A delegation from the United States arrived in Venezuela Monday to discuss a "bilateral agenda," extending discussions between Caracas and Washington initiated in March, said Venezuelan President Nicolás Maduro. 

National Assembly speaker, Jorge Rodríguez, "is receiving a delegation from the government of the United States, an important delegation that arrived two hours ago in Venezuela," Maduro announced on national public television VTV at around 8pm Caracas time.

Rodríguez is also the Venezuelan government's negotiator in talks with the opposition, which have been at a standstill since last October.

Washington had sent a high-level delegation to Caracas in early March, a few days after Russia invaded Ukraine. Several observers said the move was aimed at trying to distance Caracas from one of its main allies, Moscow, and discussing an easing of US sanctions on Venezuelan oil after the invasion caused a spike in global fuel prices. 

The White House confirmed the meeting but only said the discussions had focused in particular on US "energy security." Before its rupture with Washington, Venezuela exported almost all of its oil production to the United States. 

After those discussions, Caracas released two US citizens detained in Venezuela in what was widely seen as a goodwill gesture. 

In May, Washington announced it would ease some limited sanctions against Venezuela, including one linked to the oil company Chevron, to promote dialogue between Maduro's government and the opposition. 

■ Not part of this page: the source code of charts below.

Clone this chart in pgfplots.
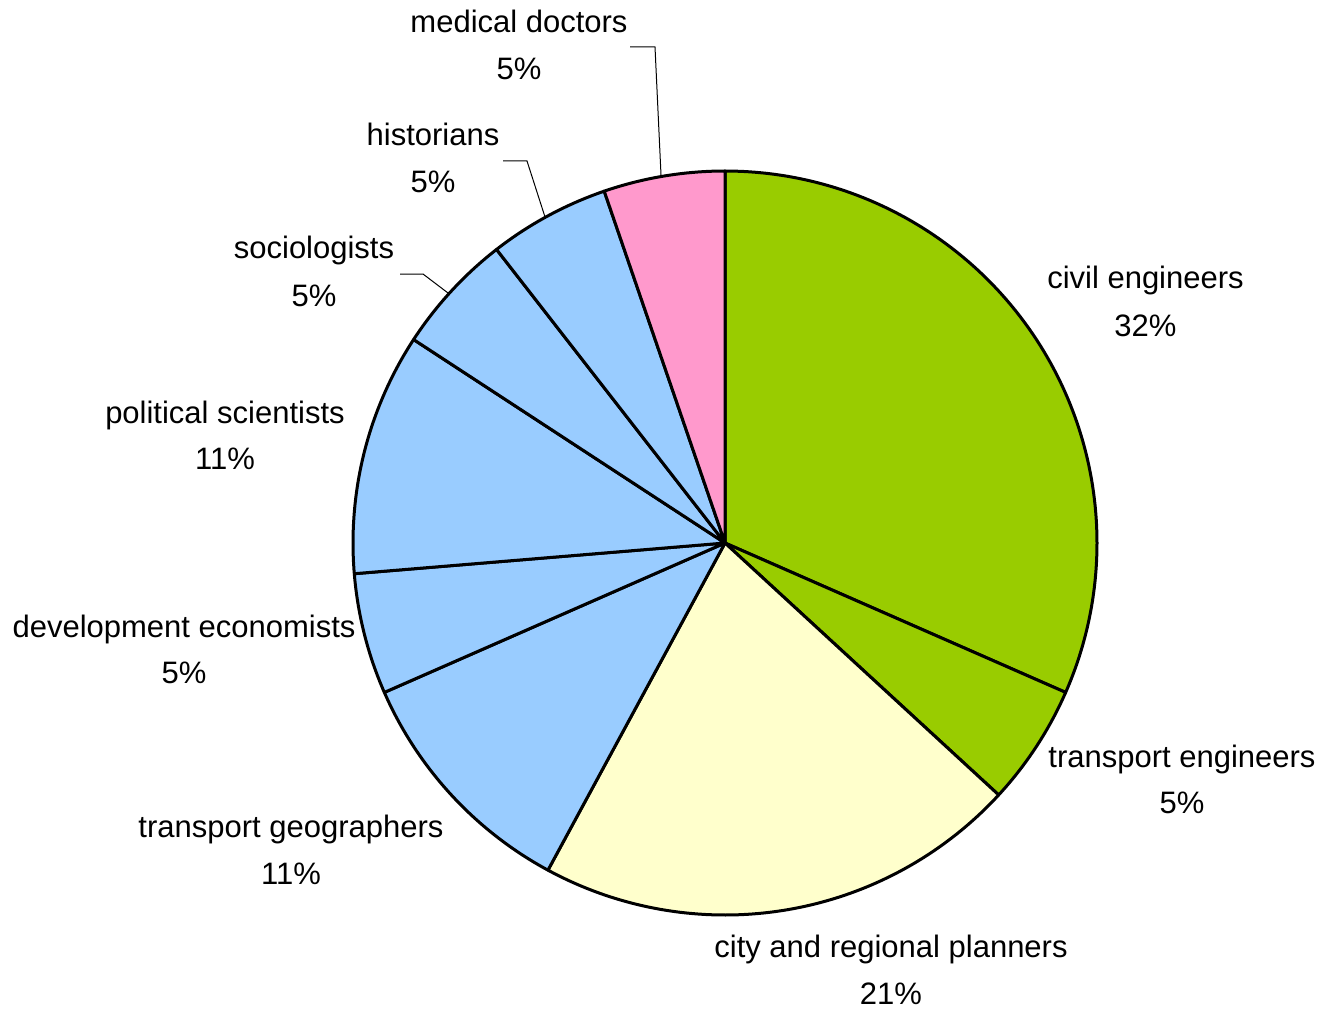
\documentclass[border=0pt]{standalone}
\usepackage{pgfplots}
\pgfplotsset{compat=1.18}
\usepackage{fontspec}
\setmainfont{Liberation Sans}
\definecolor{cgreen}{HTML}{99CC00}
\definecolor{cyellow}{HTML}{FFFFCC}
\definecolor{cblue}{HTML}{99CCFF}
\definecolor{cpink}{HTML}{FF99CC}
\def\total{19}
\def\cum{0}
\newcommand\slice[2]{%
  \pgfmathsetmacro\sa{90-\cum*360/\total}%
  \pgfmathsetmacro\newcum{\cum+#1}%
  \pgfmathsetmacro\sb{90-\newcum*360/\total}%
  \global\let\cum\newcum
  \edef\temp{\noexpand\addplot[fill=#2, draw=black, line width=1.5pt, line join=round,
     domain=\sb:\sa, samples=150, variable=\noexpand\t]
     ({725+372*cos(\noexpand\t)},{466+372*sin(\noexpand\t)}) -- (axis cs:725,466) -- cycle;}%
  \temp}
\newcommand\lab[5]{% x, baseline1 (px from top), baseline2, text, pct
  \node[anchor=base, inner sep=0pt] at (axis cs:#1,{1009-#2}) {#4};
  \node[anchor=base, inner sep=0pt] at (axis cs:#1,{1009-#3}) {#5};}
\begin{document}
\begin{tikzpicture}
\begin{axis}[
  width=661pt, height=504.5pt, scale only axis,
  xmin=0, xmax=1322, ymin=0, ymax=1009,
  hide axis, clip=false,
  font=\fontsize{15.5}{18}\selectfont,
]
\draw[draw=none] (axis cs:0,0) rectangle (axis cs:1322,1009);
% counts (share of 19)
\slice{6}{cgreen}   % civil engineers
\slice{1}{cgreen}   % transport engineers
\slice{4}{cyellow}  % city and regional planners
\slice{2}{cblue}    % transport geographers
\slice{1}{cblue}    % development economists
\slice{2}{cblue}    % political scientists
\slice{1}{cblue}    % sociologists
\slice{1}{cblue}    % historians
\slice{1}{cpink}    % medical doctors
% leader lines
\addplot[black, line width=0.5pt] coordinates {(630,962) (655,962) (661,834)};
\addplot[black, line width=0.5pt] coordinates {(503,848) (527,848) (545,792)};
\addplot[black, line width=0.5pt] coordinates {(400,735) (423,735) (448,716)};
% labels
\lab{1145.5}{289}{336}{civil engineers}{32\%}
\lab{1182}{767}{813}{transport engineers}{5\%}
\lab{891}{957}{1004}{city and regional planners}{21\%}
\lab{291}{837}{884}{transport geographers}{11\%}
\lab{184}{637}{683}{development economists}{5\%}
\lab{225}{423}{469}{political scientists}{11\%}
\lab{314}{259}{306}{sociologists}{5\%}
\lab{433}{146}{193}{historians}{5\%}
\lab{519}{33}{80}{medical doctors}{5\%}
\end{axis}
\end{tikzpicture}
\end{document}
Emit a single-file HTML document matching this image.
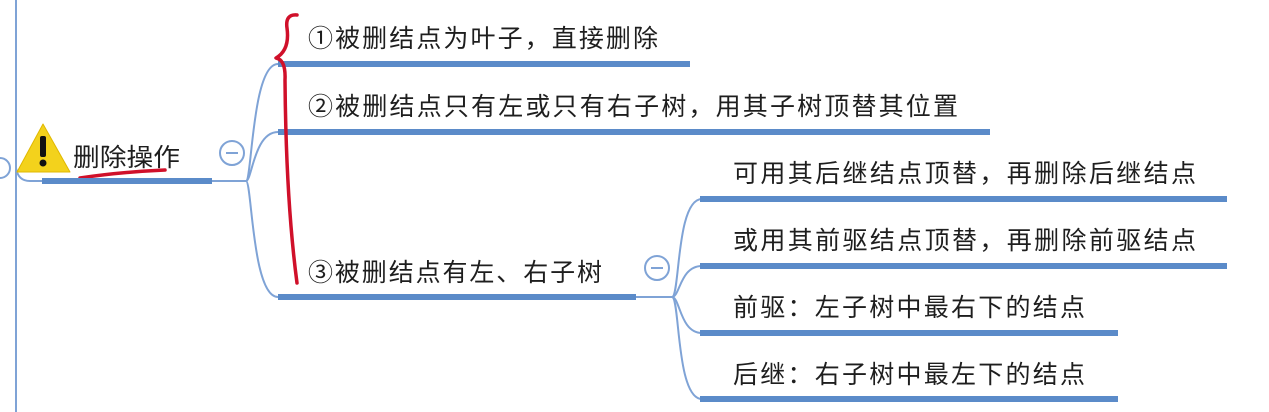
<!DOCTYPE html>
<html><head><meta charset="utf-8"><style>
html,body{margin:0;padding:0;background:#fff;}
svg{display:block;}
text{font-family:"Liberation Sans","Noto Sans CJK SC",sans-serif;fill:#1e1e1e;font-size:25px;}
</style></head><body>
<svg width="1269" height="412" viewBox="0 0 1269 412" xmlns="http://www.w3.org/2000/svg">
<line x1="16" y1="0" x2="16" y2="412" stroke="#7fa3d6" stroke-width="2"/>
<circle cx="0" cy="168" r="10" fill="#fff" stroke="#7fa3d6" stroke-width="2"/>
<path d="M16 168 Q18 181 30 181 L42 181" fill="none" stroke="#7fa3d6" stroke-width="2"/>
<path d="M43 124 L70 172 L17 172 Z" fill="#f3d21c" stroke="#e0b800" stroke-width="1" stroke-linejoin="round"/>
<rect x="40" y="136" width="6" height="21" rx="2" fill="#111"/>
<circle cx="43" cy="163" r="3.5" fill="#111"/>
<text x="73" y="166" textLength="107" lengthAdjust="spacingAndGlyphs">删除操作</text>
<path d="M80 178 Q120 172 165 170" fill="none" stroke="#d0102a" stroke-width="3.5" stroke-linecap="round"/>
<rect x="42" y="178" width="170" height="6" fill="#5b8bc9"/>
<line x1="212" y1="181" x2="246" y2="181" stroke="#7fa3d6" stroke-width="2"/>
<circle cx="232" cy="153" r="12" fill="#fff" stroke="#7fa3d6" stroke-width="2"/>
<line x1="226" y1="153" x2="238" y2="153" stroke="#7fa3d6" stroke-width="2"/>
<g fill="none" stroke="#7fa3d6" stroke-width="2">
<path d="M246 181 C252 181 252 64 278 64"/>
<path d="M246 181 C252 181 254 132 278 132"/>
<path d="M246 181 C252 181 252 297 278 297"/>
</g>
<rect x="278" y="61" width="412" height="6" fill="#5b8bc9"/>
<rect x="278" y="129" width="712" height="6" fill="#5b8bc9"/>
<rect x="278" y="294" width="358" height="6" fill="#5b8bc9"/>
<text x="308" y="47" textLength="350" lengthAdjust="spacing">①被删结点为叶子，直接删除</text>
<text x="308" y="115" textLength="650" lengthAdjust="spacing">②被删结点只有左或只有右子树，用其子树顶替其位置</text>
<text x="308" y="281" textLength="294" lengthAdjust="spacing">③被删结点有左、右子树</text>
<path d="M297 15 Q285 14 287 28 Q290 50 276 58 Q286 60 285 80 Q286 200 297 283" fill="none" stroke="#d0102a" stroke-width="3.5" stroke-linecap="round" stroke-linejoin="round"/>
<line x1="636" y1="297" x2="672" y2="297" stroke="#7fa3d6" stroke-width="2"/>
<circle cx="657" cy="268" r="12" fill="#fff" stroke="#7fa3d6" stroke-width="2"/>
<line x1="651" y1="268" x2="663" y2="268" stroke="#7fa3d6" stroke-width="2"/>
<g fill="none" stroke="#7fa3d6" stroke-width="2">
<path d="M672 297 C680 297 676 199 702 199"/>
<path d="M672 297 C680 297 680 266 702 266"/>
<path d="M672 297 C680 297 680 333 702 333"/>
<path d="M672 297 C680 297 676 399 702 399"/>
</g>
<rect x="700" y="196" width="527" height="6" fill="#5b8bc9"/>
<rect x="700" y="263" width="527" height="6" fill="#5b8bc9"/>
<rect x="700" y="330" width="418" height="6" fill="#5b8bc9"/>
<rect x="700" y="396" width="418" height="6" fill="#5b8bc9"/>
<text x="733" y="182" textLength="463" lengthAdjust="spacing">可用其后继结点顶替，再删除后继结点</text>
<text x="733" y="249" textLength="463" lengthAdjust="spacing">或用其前驱结点顶替，再删除前驱结点</text>
<text x="733" y="316" textLength="352" lengthAdjust="spacing">前驱：左子树中最右下的结点</text>
<text x="733" y="383" textLength="352" lengthAdjust="spacing">后继：右子树中最左下的结点</text>
</svg>
</body></html>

The two counties severed diplomatic ties in 2019 after Maduro was re-elected in 2018 to a second term in a ballot boycotted by the opposition. 

In a bid to oust Maduro from power, Washington recognised opposition leader Juan Guaidó as interim president, imposing a battery of sanctions on Caracas. 

Those measures included an embargo that prevents Venezuela from trading its crude oil – which represented 96 percent of the country's income at the time – on the US market. 

Since then, Maduro has received significant support from Russia to be able to continue exporting oil despite the sanctions.